## WRITTEN INSTRUCTION
Give the number of lines that include the word "matplotlib", nothing more.

## SUPPLIED MATERIAL

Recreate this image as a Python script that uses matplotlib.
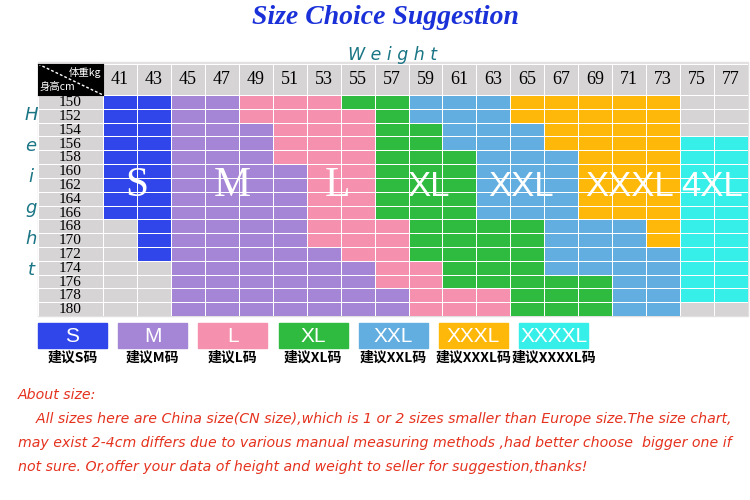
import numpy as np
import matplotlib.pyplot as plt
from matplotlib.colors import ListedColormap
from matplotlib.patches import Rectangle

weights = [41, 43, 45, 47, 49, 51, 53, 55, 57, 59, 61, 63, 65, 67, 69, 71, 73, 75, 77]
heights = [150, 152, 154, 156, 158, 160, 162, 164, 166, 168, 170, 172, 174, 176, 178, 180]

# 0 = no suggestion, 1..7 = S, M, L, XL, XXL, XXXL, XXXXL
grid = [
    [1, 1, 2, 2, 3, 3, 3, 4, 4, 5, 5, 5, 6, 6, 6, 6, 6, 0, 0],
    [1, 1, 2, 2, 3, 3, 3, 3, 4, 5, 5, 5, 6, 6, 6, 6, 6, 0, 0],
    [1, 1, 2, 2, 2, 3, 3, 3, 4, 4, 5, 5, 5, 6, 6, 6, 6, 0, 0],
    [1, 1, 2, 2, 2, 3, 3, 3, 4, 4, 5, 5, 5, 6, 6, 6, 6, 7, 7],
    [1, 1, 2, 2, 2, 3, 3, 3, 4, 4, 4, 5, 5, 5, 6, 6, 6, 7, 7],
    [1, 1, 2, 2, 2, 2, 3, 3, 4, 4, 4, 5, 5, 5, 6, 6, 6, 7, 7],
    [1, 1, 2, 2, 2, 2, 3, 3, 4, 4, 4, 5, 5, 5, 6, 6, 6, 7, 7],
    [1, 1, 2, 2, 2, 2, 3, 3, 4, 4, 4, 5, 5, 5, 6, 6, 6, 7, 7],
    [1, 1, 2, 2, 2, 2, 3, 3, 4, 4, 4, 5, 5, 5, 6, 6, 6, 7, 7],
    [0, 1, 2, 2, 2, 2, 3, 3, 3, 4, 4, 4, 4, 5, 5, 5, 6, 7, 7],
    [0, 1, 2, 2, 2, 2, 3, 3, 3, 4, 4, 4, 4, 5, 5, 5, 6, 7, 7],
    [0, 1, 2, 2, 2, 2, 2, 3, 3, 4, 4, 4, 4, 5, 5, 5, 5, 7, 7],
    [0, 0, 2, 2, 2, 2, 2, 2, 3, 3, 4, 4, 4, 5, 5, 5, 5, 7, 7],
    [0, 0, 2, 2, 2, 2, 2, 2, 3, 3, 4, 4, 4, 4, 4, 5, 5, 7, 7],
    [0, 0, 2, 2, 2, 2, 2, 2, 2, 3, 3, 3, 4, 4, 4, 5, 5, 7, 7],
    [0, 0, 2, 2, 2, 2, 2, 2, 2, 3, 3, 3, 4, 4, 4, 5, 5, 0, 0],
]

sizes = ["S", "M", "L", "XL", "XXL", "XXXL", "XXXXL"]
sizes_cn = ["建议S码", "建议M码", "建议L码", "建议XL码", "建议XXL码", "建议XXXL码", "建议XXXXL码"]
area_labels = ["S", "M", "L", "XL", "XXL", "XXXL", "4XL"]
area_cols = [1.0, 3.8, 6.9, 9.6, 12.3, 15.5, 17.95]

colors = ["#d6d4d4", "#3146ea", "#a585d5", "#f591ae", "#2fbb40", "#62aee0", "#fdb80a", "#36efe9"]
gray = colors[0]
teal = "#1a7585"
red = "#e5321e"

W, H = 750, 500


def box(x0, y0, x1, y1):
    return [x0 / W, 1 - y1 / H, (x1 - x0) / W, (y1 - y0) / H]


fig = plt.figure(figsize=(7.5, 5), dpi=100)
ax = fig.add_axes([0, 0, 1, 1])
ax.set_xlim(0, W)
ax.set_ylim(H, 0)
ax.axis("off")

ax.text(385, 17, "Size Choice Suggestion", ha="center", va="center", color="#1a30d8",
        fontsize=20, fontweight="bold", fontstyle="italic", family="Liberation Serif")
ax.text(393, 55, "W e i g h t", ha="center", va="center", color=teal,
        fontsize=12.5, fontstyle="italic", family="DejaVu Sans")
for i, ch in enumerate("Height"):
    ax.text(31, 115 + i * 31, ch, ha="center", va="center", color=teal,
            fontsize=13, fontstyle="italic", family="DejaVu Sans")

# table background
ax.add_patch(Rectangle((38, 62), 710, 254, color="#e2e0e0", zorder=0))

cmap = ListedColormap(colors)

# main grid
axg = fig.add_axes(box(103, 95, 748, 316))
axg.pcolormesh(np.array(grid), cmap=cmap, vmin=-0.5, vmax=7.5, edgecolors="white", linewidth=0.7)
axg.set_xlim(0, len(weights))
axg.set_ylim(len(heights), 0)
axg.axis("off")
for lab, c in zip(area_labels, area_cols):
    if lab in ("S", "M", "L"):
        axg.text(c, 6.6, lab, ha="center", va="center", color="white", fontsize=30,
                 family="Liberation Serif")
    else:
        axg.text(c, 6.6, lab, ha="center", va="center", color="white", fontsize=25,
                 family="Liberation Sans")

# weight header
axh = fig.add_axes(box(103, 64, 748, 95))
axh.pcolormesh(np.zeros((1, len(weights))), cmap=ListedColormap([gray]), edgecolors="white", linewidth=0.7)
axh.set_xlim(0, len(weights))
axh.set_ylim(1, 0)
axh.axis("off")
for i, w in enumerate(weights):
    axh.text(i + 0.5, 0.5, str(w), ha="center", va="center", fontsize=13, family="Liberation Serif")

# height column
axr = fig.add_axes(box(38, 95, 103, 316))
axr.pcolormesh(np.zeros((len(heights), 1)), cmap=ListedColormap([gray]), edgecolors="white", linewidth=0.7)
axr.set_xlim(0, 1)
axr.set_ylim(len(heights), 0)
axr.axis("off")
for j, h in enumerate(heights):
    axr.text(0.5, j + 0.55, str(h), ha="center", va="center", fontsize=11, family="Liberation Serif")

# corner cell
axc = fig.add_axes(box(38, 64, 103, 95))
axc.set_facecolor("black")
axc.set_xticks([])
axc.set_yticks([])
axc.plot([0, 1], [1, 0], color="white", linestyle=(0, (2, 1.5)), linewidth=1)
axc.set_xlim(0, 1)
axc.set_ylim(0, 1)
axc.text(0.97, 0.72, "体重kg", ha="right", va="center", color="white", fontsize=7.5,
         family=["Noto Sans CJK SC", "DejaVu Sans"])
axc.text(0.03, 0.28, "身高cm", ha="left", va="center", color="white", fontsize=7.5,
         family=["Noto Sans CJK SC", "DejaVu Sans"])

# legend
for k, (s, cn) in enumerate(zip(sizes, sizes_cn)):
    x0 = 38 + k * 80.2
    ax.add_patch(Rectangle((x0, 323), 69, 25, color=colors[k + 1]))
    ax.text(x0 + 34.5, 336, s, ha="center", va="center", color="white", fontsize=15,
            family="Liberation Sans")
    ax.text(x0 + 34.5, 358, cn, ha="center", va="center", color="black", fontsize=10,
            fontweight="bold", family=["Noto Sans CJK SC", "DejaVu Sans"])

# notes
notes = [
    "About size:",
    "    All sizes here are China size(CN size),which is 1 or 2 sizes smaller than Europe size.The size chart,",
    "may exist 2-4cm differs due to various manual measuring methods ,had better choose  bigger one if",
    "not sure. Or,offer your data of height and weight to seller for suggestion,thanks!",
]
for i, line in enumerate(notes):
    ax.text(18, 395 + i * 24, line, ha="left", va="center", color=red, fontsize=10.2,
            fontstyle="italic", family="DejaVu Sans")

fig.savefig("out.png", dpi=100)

...

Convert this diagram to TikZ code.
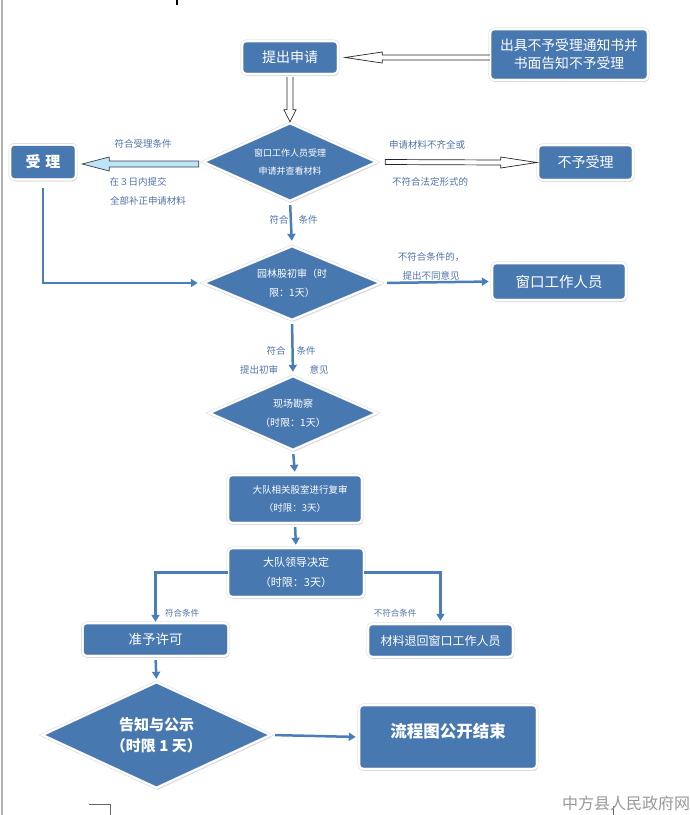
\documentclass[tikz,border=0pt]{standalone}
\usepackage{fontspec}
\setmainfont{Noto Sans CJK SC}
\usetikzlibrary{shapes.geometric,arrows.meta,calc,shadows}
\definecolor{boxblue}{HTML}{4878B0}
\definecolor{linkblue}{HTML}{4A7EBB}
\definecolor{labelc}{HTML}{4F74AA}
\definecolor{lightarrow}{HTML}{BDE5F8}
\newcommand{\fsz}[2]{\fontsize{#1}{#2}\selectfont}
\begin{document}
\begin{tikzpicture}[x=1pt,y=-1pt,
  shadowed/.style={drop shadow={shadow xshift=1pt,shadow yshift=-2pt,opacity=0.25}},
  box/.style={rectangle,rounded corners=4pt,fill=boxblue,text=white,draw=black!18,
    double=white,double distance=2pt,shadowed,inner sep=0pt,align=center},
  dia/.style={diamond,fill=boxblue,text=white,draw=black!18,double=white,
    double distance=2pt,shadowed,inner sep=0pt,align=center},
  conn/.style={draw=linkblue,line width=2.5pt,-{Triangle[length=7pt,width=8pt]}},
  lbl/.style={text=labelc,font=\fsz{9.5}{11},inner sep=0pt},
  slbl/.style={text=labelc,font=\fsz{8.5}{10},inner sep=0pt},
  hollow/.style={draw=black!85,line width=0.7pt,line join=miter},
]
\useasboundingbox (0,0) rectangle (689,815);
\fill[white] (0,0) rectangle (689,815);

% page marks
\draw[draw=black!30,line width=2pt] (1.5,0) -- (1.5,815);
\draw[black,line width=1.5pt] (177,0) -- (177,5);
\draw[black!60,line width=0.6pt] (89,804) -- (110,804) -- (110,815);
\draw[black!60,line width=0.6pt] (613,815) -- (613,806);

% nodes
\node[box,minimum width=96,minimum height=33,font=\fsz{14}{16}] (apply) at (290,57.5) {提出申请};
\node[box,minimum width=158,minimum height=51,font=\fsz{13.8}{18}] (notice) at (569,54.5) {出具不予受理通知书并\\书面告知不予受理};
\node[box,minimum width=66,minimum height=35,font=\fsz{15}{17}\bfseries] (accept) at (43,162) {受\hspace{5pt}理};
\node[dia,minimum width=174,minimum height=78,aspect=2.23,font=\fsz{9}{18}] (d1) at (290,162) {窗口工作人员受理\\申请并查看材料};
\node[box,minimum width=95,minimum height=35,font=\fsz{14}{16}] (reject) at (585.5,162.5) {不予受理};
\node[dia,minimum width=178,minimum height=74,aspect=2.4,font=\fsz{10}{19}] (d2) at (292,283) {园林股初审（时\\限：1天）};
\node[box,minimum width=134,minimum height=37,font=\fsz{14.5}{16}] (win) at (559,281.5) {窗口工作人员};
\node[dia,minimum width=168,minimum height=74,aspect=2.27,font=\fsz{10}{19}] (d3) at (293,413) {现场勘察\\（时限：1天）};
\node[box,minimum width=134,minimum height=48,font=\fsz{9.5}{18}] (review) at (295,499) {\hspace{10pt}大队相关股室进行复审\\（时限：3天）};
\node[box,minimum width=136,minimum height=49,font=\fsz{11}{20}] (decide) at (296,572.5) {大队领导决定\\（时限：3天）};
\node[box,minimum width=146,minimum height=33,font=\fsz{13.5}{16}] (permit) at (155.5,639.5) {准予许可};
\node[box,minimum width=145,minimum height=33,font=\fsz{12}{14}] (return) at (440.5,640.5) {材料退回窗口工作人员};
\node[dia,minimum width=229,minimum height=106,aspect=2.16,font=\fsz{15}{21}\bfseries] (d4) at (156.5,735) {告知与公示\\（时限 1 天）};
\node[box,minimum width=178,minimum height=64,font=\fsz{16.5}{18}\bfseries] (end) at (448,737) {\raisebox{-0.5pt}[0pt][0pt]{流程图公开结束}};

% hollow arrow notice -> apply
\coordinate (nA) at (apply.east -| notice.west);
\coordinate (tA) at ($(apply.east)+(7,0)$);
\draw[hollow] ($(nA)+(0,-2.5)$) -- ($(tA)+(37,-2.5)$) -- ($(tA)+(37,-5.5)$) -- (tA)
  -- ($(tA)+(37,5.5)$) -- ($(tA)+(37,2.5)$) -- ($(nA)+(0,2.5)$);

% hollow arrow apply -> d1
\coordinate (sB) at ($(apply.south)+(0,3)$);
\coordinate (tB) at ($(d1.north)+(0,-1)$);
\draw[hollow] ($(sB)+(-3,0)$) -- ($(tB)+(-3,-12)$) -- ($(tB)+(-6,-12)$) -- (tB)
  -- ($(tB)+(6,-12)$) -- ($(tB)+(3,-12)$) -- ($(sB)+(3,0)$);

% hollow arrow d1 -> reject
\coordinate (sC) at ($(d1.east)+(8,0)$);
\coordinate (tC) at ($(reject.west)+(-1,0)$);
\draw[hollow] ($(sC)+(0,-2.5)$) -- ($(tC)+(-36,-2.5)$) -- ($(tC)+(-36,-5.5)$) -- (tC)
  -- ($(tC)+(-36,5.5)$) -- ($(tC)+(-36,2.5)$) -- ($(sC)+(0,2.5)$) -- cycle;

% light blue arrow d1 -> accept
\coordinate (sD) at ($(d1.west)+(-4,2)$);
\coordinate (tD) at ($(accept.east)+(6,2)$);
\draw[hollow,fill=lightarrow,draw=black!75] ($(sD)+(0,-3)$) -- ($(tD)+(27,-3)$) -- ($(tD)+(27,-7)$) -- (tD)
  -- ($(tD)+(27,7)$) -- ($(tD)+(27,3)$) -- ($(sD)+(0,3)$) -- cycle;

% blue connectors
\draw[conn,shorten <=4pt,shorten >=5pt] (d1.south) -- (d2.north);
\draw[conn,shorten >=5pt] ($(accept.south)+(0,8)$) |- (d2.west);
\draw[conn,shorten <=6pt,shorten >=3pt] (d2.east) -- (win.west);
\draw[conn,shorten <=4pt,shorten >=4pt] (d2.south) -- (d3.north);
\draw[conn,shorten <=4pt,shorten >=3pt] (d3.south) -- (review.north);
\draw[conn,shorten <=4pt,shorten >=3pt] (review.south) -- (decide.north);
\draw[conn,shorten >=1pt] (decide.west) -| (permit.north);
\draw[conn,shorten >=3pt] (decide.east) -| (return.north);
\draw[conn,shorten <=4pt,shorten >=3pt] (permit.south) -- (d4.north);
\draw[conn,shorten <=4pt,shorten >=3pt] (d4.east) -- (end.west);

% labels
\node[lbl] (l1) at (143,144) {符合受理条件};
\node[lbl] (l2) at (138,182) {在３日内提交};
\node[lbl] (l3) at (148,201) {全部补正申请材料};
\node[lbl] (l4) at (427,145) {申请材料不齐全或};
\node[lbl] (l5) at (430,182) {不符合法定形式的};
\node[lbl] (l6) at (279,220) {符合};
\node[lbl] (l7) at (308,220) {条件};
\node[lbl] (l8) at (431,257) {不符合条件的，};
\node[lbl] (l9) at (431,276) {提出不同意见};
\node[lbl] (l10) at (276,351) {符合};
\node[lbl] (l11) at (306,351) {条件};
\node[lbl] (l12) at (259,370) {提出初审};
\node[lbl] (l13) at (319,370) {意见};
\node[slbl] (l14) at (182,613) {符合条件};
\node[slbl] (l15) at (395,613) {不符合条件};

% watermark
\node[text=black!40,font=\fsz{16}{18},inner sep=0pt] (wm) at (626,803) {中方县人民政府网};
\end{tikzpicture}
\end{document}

--

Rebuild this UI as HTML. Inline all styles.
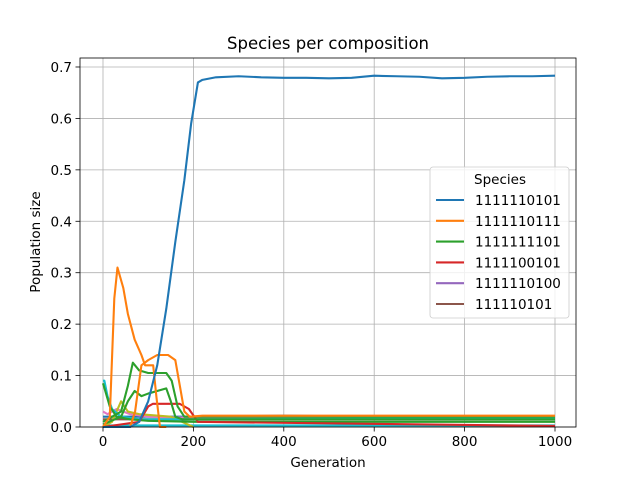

## FINISHED TASK
4